>> Start INPUT MATERIAL
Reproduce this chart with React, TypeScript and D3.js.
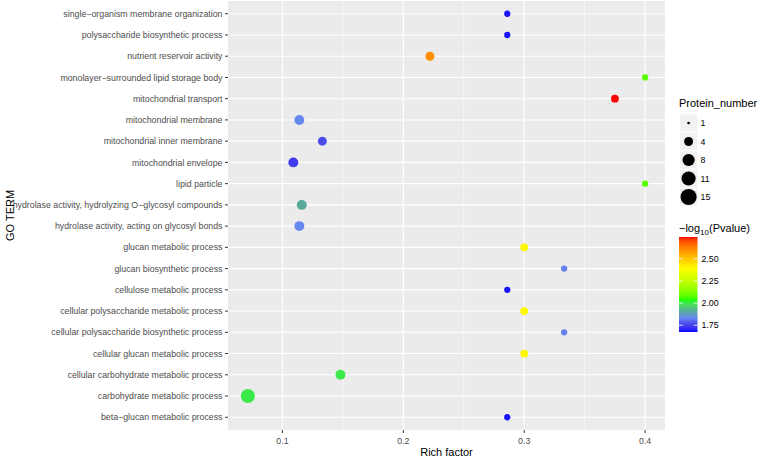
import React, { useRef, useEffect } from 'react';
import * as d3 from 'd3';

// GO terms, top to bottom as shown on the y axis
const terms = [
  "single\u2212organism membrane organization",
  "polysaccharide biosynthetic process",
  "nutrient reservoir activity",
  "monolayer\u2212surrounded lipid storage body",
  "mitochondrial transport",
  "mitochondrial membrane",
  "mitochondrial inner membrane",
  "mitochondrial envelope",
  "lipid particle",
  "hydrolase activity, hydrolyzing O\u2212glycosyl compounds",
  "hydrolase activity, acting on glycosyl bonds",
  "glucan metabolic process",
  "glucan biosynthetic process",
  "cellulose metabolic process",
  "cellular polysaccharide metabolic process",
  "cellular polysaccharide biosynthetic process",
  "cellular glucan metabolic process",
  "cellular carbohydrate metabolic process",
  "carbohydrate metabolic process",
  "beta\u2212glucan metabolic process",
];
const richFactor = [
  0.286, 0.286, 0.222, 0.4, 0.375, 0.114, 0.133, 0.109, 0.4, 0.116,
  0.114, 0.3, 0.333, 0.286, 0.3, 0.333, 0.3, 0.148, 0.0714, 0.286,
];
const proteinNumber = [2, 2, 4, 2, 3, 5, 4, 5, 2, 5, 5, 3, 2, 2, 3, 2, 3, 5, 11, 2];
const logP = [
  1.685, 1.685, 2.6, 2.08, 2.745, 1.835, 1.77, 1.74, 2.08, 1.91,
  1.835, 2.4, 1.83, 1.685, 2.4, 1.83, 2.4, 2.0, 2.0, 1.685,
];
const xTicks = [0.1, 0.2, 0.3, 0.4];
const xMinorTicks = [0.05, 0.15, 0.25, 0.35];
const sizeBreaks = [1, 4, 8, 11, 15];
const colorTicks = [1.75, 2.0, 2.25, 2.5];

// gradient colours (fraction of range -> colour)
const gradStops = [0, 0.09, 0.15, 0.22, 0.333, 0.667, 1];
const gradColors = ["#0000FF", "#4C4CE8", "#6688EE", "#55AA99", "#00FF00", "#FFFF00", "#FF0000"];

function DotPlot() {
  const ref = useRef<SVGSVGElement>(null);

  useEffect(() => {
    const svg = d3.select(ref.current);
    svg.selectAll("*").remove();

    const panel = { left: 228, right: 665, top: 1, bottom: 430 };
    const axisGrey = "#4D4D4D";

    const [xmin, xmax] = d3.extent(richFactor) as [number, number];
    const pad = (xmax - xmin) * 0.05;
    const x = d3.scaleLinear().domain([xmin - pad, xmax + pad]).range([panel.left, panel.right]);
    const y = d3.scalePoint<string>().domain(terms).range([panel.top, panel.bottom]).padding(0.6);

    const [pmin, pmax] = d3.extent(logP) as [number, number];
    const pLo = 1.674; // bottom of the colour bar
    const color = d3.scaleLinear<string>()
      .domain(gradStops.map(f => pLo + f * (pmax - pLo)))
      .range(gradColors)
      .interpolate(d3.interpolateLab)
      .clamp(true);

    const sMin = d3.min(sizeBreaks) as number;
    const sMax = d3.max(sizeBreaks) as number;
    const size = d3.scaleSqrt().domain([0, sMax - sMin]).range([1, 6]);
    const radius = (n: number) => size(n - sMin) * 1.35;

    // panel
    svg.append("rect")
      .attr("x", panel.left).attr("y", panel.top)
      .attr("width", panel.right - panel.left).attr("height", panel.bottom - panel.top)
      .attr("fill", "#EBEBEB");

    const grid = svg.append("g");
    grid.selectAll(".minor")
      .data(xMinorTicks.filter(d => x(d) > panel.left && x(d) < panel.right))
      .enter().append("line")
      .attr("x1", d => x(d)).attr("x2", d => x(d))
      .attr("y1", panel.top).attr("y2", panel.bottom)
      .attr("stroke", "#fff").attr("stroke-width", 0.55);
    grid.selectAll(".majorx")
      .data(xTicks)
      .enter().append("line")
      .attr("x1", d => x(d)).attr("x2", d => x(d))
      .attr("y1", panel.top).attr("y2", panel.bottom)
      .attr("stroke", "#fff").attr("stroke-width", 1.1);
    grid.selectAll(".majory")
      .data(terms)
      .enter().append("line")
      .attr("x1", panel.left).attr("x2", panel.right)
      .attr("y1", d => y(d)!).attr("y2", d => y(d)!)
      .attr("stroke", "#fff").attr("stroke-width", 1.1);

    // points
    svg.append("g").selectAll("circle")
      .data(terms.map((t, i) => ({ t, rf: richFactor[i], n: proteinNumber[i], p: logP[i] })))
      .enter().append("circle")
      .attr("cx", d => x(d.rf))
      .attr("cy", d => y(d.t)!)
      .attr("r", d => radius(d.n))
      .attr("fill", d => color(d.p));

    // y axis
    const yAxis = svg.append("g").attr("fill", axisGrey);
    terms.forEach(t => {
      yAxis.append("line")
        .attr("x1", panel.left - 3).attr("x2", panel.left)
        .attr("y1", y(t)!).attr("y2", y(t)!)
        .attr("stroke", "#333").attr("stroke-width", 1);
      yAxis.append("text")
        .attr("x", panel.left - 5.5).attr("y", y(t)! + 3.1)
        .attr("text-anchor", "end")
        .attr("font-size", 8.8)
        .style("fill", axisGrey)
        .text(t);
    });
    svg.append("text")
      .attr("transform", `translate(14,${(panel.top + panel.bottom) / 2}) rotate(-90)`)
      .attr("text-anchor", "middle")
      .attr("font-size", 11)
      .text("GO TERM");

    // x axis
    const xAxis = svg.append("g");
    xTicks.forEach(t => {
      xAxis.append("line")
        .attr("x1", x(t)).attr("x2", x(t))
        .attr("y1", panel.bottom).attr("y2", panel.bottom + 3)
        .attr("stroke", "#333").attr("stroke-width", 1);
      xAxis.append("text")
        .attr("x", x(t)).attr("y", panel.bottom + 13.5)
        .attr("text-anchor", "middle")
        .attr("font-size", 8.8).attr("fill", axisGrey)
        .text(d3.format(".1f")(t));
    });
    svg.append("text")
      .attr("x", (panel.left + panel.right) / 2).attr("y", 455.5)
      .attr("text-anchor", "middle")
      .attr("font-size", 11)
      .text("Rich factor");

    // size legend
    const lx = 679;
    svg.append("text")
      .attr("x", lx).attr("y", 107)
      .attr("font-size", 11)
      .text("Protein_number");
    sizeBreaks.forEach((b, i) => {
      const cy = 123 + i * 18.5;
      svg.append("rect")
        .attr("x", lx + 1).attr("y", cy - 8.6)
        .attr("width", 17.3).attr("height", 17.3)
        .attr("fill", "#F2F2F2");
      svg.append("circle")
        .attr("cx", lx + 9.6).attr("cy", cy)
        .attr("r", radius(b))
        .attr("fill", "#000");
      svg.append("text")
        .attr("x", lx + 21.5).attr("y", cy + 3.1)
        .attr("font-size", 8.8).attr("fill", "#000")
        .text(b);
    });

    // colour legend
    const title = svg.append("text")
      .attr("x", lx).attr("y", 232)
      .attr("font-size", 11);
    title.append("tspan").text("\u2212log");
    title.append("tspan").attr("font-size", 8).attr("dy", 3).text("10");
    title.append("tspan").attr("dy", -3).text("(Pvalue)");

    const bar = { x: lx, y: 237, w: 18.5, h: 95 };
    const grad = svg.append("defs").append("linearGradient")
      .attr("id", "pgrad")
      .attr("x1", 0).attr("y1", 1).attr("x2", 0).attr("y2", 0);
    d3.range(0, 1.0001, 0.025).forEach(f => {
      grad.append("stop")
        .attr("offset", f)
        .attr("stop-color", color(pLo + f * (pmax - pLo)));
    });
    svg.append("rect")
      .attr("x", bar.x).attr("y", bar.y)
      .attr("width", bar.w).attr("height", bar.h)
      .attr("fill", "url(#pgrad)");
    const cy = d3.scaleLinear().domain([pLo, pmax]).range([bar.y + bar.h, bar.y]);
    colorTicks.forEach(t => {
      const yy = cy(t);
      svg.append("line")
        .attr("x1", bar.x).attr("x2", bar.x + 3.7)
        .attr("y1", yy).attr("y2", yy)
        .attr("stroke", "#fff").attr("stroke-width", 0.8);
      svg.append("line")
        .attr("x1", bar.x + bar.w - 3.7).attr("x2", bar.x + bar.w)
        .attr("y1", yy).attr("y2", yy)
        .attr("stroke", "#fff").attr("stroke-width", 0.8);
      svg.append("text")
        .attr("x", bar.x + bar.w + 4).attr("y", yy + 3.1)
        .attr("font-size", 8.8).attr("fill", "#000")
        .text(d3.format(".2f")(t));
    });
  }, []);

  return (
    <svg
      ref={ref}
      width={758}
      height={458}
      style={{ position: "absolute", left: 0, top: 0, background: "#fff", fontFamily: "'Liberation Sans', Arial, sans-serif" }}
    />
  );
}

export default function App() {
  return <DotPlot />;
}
>> End INPUT MATERIAL
>> Start INPUT MATERIAL
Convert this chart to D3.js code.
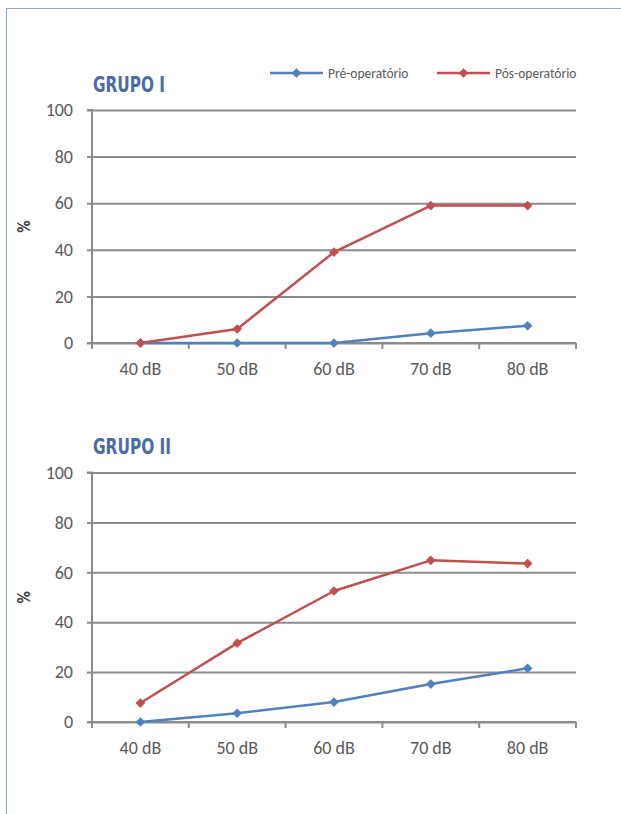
>> End INPUT MATERIAL
• **EXERCISE GOAL**: Pictures in the material above should be skipped; print exactly the lines from the one with "Reproduce this chart" through the one with "import * as d3 from 'd3';".

• **COMPLETE OUTPUT**:
Reproduce this chart with React, TypeScript and D3.js.
import React, { useRef, useEffect } from 'react';
import * as d3 from 'd3';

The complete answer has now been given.